Less-close friendships and acquaintanceships, however, also die offline, while the Web can help sustain them. At the outer edges of your friend group are the people you don't talk to regularly, but who count toward Dunbar's number if you're likely to swap tales, or more, should your paths cross. A couple of former colleagues you run into at an airport bar and have a drink with might qualify. So would a long-lost high-school friend passing through town and asking for a place to stay. "You would probably have to do a lot of catching up, but they know you fit into their social world and you know they fit into yours," Prof. Dunbar says. "You have a history."

Similar sorts of contacts can be managed on an online social network, which helps you to keep ties with people who have moved far enough away that they might otherwise have fallen away from your social group. "You can communicate with people on Facebook in a very low-cost way," Dr. Reader says.

Even before Facebook, Dunbar's number never represented a true limit to friends. Other primates mostly inhabit single, coherent groups, as did our ancestors. In that case, 150 may be the cap on effective group interactions, at least in contexts like business units or self-governing villages. But modern man moves among several groups in a fragmented world, often with little or no overlap between work, play, school and family.

Also, Prof. Dunbar's research has focused on average friend-circle sizes, not maxima. There is a wide variation in the size and makeup of people's friend groups. He cited a range of 100 to 300 in a 2003 paper.

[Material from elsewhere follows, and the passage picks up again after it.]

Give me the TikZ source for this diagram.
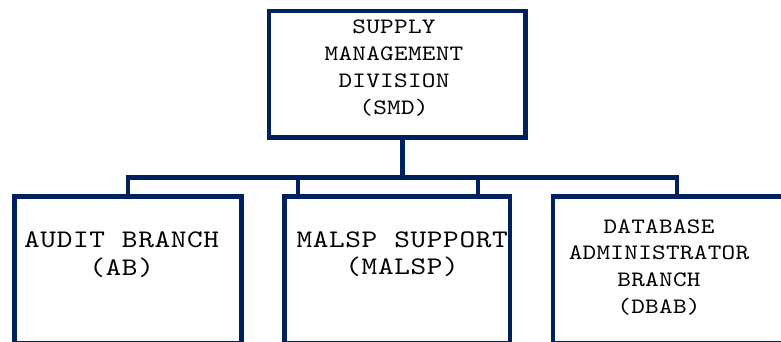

With low-tech help, politicians and business leaders long have been able to exceed 300 so-called friends, Christopher Allen, a Berkeley, Calif., social-software consultant points out. Aides can jot down notes on a long list of constituents that a politician can refer to when needed.

Facebook and its ilk have democratized that system by making it free and easy for everyone to do the same, going beyond simple email and personal Web sites. In the past, new friends and contacts might have replaced old ones as you graduated from college, switched jobs, or moved to a new city. Now, old friends can stick around alongside the new ones on your MySpace. When you have occasion to call on one of them, a page contains all the vital stats you'll need to renew the acquaintance.

If the numbers game sounds tawdry to you, you'd fit in with the U.K. researchers, who are looking at the effects of such friend-hoarding. "The cheapness of communication is a double-edged sword," Dr. Reader says. Whereas you might enrich your life with more contacts, the things that are "important for intimate friendships," such as presents, meals and a ride in your car, he says, don't exist.

Prof. Dunbar isn't sold on the idea that social networks make his number outdated. The research, he says, "made us realize people don't know what these wretched things called relationships are -- and that helps explain why we're so bad at them."